Dall’altra parte c’è una maggiore divulgazione tra i giovani delle ‘baby gang’, tantoché Simone Feder ha descritto così: “Spesso sono gruppi improvvisati che nascono e si sciolgono in pochi mesi, alla cui base ci sta una forte arrabbiatura verso la società, un’ostilità e un disagio irrefrenabili.

I componenti di queste bande, o quanto meno i loro nucleo iniziale, sono prevalentemente provenienti da contesti e situazioni sociali disagiati, soggetti che non si considerano problematici; sempre più spesso però questi gruppi sono completati da giovani di buona famiglia, benestanti, che cercano la microcriminalità, le aggressioni in branco perché annoiati dal benessere e dalla vita comoda”.

Quindi è necessario un cambio di passo per coinvolgere gli adolescenti in progetti di vita: “E’ fondamentale essere persone attente, presenti e disponibili. Dobbiamo portare i giovani a vivere esperienze positive, attività che permettano loro di ‘essere e sentirsi altro’.

Spesso sono adolescenti che hanno bisogno, come l’aria, di sentire che fare qualcosa di bello e di buono è una valida alternativa, un’opportunità che gratifica. I giovani sporcandosi le mani in esperienze concrete di bene, di aiuto e di volontariato, sono certo, diventeranno maturi e responsabili”.

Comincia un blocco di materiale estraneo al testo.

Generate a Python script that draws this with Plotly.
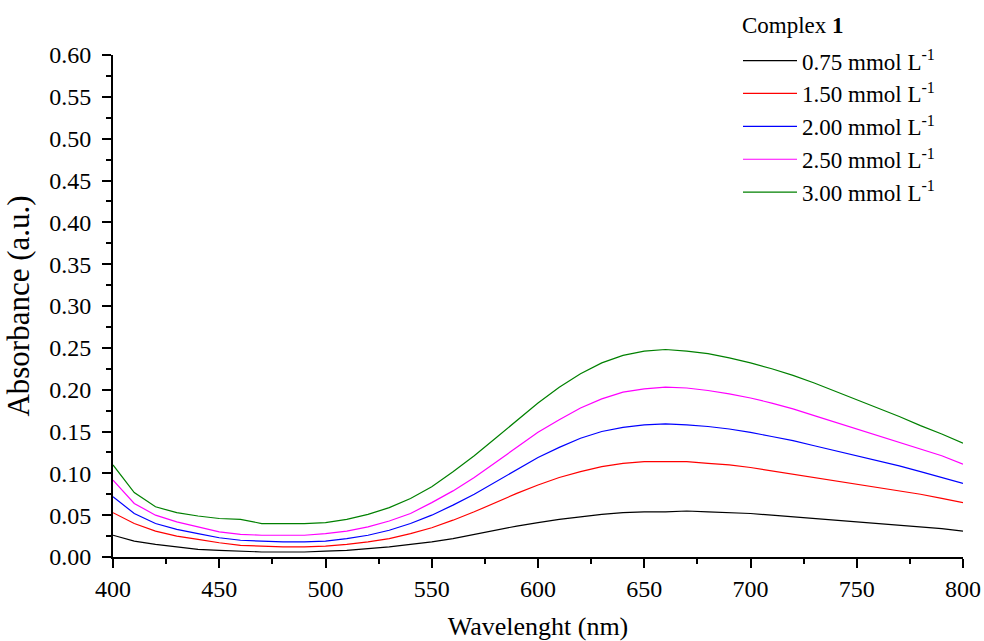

In tali situazioni è opportuna una costante presenza dei giovani: “La presenza di adulti significativi come genitori, educatori, insegnanti, allenatori, è importantissima per i giovani. Avere al proprio fianco maestri e testimoni di vita, è una ‘condizione’ fondamentale perché nasca nel giovane il desiderio di seguire un cammino educativo e preventivo sul male.

Esserci in questo percorso lo aiuta a costruirsi dei modelli di buona condotta e di significatività. La superficialità e la banalità del male del ‘bullo di turno’ si educa e si previene solo con una proposta di bene, perché in tutti, anche nel ragazzo più difficile, c’è una parte bella nascosta che può rendere migliore la sua vita. L’educazione esperienziale e la cultura sono le nostre uniche armi preventive e come tali devono essere proposte e coltivate senza sosta”.